WELCH — From the first strains of Black Rebel Motorcycle Club’s “Ain’t No Easy Way,” through the compelling Andy Kay score that serves to heighten the dramatic tension of “Coal,” the story of southern West Virginia is about to unfold before a national television audience.

“I thought it was going to be negative,” Gloria Williams said as she exited the Marquee Cinemas theater Saturday night. She said with pride that she is Joe Pack’s sister. She said she didn’t know what to make of the situation when people from Cobalt Coal came to her home and told her that her brother had been injured. “He’s about to have a second operation on his finger,” she said.

Although the knock on the door was a pivotal moment in her life, it was not part of the first episode of the show that the Cobalt Coal miners and their families saw in Welch on Saturday night. “The film here was awesome,” Williams said. “It didn’t show southern West Virginia in a negative light. I was worried that it would.”

People throughout the coalfields will be watching to see how the coal industry is portrayed when Spike debuts “Coal,” Wednesday, March 30, at 10 p.m. Barbara Altizer, executive director of the Eastern Coal Council based in Richlands, Va., said she has been cautious about how the coal industry will be portrayed. “We hope it’s a positive portrayal, but I’ll just have to wait and see,” Altizer said.

“I know Tom Roberts, and I have worked with his daughter on projects,” Altizer said. “Tom is a good coal man. He isn’t as well known in southern West Virginia as he is in other areas of the coalfields, but he knows coal.” Roberts is president of Cobalt Coal, the company that operates the Westchester Mine near Big Sandy where “Coal” was filmed.
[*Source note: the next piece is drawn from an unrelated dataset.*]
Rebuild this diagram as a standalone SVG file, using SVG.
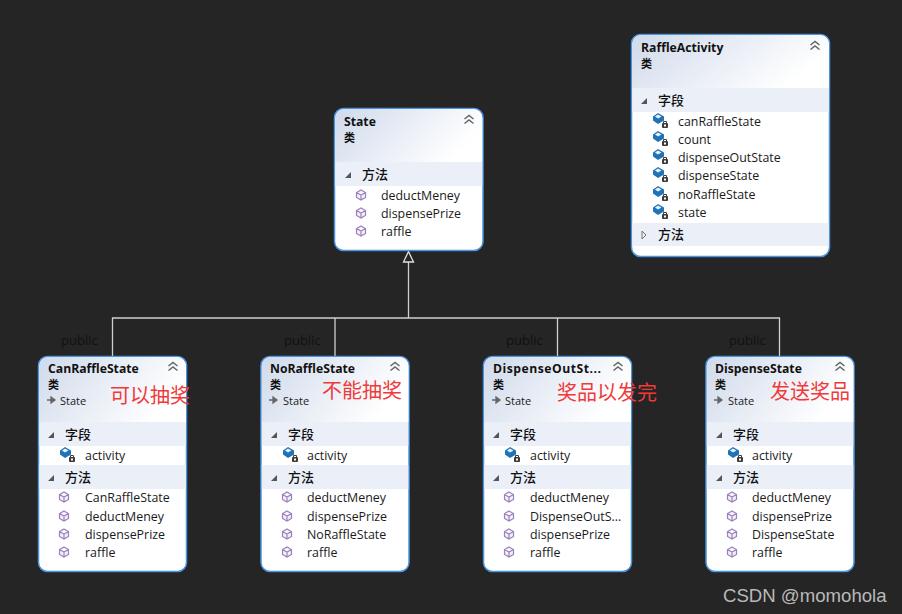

Bluefield Mayor Linda Whalen and her husband, Ron Whalen traveled to Morgantown on Wednesday to watch the pre-screening of “Coal” at the Waterfront Place Hotel. “Our daughter, Sarah, is a vice president of Original Productions,” Linda Whalen said. “She just got the promotion recently. She is co-executive producer of ‘Ax Men.’ That’s her show.”

Sarah Whalen graduated from Bluefield High School in 1994, and earned both an undergraduate as well as a graduate degree from the University of North Carolina-Chapel Hill. She joined Original Productions in 2002, and will participate in a Super Session panel discussion concerning high risk-high reward un-scripted television on April 11, during the National Association of Broadcasters Show in Las Vegas. Thom Beers, chief executive officer and executive producer of Original Productions, Philip Segal, president and executive producer, Jeff Conroy, vice president, programming and Gayle Gilman, co-executive producer of “Ax Men.”

Mike Crowder, CEO of Cobalt Coal has been unflinchingly focused on the business and Beers compared “Coal,” to “Deadliest Catch,” another one of his productions that has experienced a sustained level of success.

“Visually, it’s a beautiful palette,” Beers said during the press conference in Pikeville, Ky. He said that the challenge to the filming was like, “we just landed on Mars.” He said the first day of filming was “like the first time we went out on the Bering Straights.”

Beers said that the coal miners are “great characters,” and he predicted the public will come to know them all. The public will get a chance to see the first episode tonight during two pre-screening events at 6 and 7:30 p.m., in the Marquee Cinemas in Welch. Seating for each show is limited to 200 ticket-holders per show with tickets distributed on a first-come, first-served basis.